## Stated exercise:
Write out, precisely and in full, each line of the material.

## Code that draws figures:
__________
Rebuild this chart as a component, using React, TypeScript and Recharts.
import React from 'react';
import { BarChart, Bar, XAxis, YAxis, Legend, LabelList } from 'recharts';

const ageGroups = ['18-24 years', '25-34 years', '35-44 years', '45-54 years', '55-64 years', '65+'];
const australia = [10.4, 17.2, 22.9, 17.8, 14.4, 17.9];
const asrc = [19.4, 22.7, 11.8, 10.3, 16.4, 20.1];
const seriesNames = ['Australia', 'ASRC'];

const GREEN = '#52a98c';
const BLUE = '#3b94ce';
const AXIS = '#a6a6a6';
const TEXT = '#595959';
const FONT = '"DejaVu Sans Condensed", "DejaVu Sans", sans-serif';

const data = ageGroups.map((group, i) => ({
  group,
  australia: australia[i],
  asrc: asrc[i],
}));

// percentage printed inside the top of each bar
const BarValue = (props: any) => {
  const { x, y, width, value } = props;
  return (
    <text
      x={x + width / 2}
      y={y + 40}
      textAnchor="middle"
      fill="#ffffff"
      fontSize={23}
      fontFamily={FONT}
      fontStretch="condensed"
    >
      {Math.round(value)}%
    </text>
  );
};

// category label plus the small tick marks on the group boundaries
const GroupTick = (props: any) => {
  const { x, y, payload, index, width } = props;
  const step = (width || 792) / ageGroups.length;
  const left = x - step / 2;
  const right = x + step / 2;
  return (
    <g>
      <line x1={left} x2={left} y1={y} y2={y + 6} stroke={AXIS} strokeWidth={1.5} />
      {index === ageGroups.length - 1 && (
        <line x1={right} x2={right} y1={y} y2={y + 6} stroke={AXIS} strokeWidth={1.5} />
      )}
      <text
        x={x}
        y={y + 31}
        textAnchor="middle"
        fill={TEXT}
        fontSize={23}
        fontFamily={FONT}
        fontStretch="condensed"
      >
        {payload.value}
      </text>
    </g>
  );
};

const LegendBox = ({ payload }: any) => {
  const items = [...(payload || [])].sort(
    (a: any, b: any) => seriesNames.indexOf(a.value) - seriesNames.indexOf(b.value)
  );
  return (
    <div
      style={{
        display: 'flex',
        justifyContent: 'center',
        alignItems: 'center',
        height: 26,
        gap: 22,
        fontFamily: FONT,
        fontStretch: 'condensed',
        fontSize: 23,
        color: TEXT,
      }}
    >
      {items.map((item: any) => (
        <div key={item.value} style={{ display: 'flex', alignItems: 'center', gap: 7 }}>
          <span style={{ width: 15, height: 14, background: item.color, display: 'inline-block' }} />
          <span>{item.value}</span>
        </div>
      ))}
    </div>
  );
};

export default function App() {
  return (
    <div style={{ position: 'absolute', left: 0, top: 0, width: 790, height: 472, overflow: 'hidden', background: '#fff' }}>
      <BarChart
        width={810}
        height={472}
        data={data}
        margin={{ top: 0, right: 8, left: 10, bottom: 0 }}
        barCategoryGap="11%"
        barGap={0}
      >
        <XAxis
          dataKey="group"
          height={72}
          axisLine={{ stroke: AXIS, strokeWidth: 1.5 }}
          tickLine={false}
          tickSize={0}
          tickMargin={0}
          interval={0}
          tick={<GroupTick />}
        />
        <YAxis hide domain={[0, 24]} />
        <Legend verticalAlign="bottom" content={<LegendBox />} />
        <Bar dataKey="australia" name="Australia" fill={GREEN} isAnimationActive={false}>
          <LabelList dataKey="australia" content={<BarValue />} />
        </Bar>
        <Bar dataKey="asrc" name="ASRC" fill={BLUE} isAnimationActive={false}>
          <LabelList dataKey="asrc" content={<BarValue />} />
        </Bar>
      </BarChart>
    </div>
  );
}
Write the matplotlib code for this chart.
__________
## Response to this exercise:
Rebuild this chart as a component, using React, TypeScript and Recharts.
import React from 'react';
import { BarChart, Bar, XAxis, YAxis, Legend, LabelList } from 'recharts';

const ageGroups = ['18-24 years', '25-34 years', '35-44 years', '45-54 years', '55-64 years', '65+'];
const australia = [10.4, 17.2, 22.9, 17.8, 14.4, 17.9];
const asrc = [19.4, 22.7, 11.8, 10.3, 16.4, 20.1];
const seriesNames = ['Australia', 'ASRC'];

const GREEN = '#52a98c';
const BLUE = '#3b94ce';
const AXIS = '#a6a6a6';
const TEXT = '#595959';
const FONT = '"DejaVu Sans Condensed", "DejaVu Sans", sans-serif';

const data = ageGroups.map((group, i) => ({
  group,
  australia: australia[i],
  asrc: asrc[i],
}));

// percentage printed inside the top of each bar
const BarValue = (props: any) => {
  const { x, y, width, value } = props;
  return (
    <text
      x={x + width / 2}
      y={y + 40}
      textAnchor="middle"
      fill="#ffffff"
      fontSize={23}
      fontFamily={FONT}
      fontStretch="condensed"
    >
      {Math.round(value)}%
    </text>
  );
};

// category label plus the small tick marks on the group boundaries
const GroupTick = (props: any) => {
  const { x, y, payload, index, width } = props;
  const step = (width || 792) / ageGroups.length;
  const left = x - step / 2;
  const right = x + step / 2;
  return (
    <g>
      <line x1={left} x2={left} y1={y} y2={y + 6} stroke={AXIS} strokeWidth={1.5} />
      {index === ageGroups.length - 1 && (
        <line x1={right} x2={right} y1={y} y2={y + 6} stroke={AXIS} strokeWidth={1.5} />
      )}
      <text
        x={x}
        y={y + 31}
        textAnchor="middle"
        fill={TEXT}
        fontSize={23}
        fontFamily={FONT}
        fontStretch="condensed"
      >
        {payload.value}
      </text>
    </g>
  );
};

const LegendBox = ({ payload }: any) => {
  const items = [...(payload || [])].sort(
    (a: any, b: any) => seriesNames.indexOf(a.value) - seriesNames.indexOf(b.value)
  );
  return (
    <div
      style={{
        display: 'flex',
        justifyContent: 'center',
        alignItems: 'center',
        height: 26,
        gap: 22,
        fontFamily: FONT,
        fontStretch: 'condensed',
        fontSize: 23,
        color: TEXT,
      }}
    >
      {items.map((item: any) => (
        <div key={item.value} style={{ display: 'flex', alignItems: 'center', gap: 7 }}>
          <span style={{ width: 15, height: 14, background: item.color, display: 'inline-block' }} />
          <span>{item.value}</span>
        </div>
      ))}
    </div>
  );
};

export default function App() {
  return (
    <div style={{ position: 'absolute', left: 0, top: 0, width: 790, height: 472, overflow: 'hidden', background: '#fff' }}>
      <BarChart
        width={810}
        height={472}
        data={data}
        margin={{ top: 0, right: 8, left: 10, bottom: 0 }}
        barCategoryGap="11%"
        barGap={0}
      >
        <XAxis
          dataKey="group"
          height={72}
          axisLine={{ stroke: AXIS, strokeWidth: 1.5 }}
          tickLine={false}
          tickSize={0}
          tickMargin={0}
          interval={0}
          tick={<GroupTick />}
        />
        <YAxis hide domain={[0, 24]} />
        <Legend verticalAlign="bottom" content={<LegendBox />} />
        <Bar dataKey="australia" name="Australia" fill={GREEN} isAnimationActive={false}>
          <LabelList dataKey="australia" content={<BarValue />} />
        </Bar>
        <Bar dataKey="asrc" name="ASRC" fill={BLUE} isAnimationActive={false}>
          <LabelList dataKey="asrc" content={<BarValue />} />
        </Bar>
      </BarChart>
    </div>
  );
}
Write the matplotlib code for this chart.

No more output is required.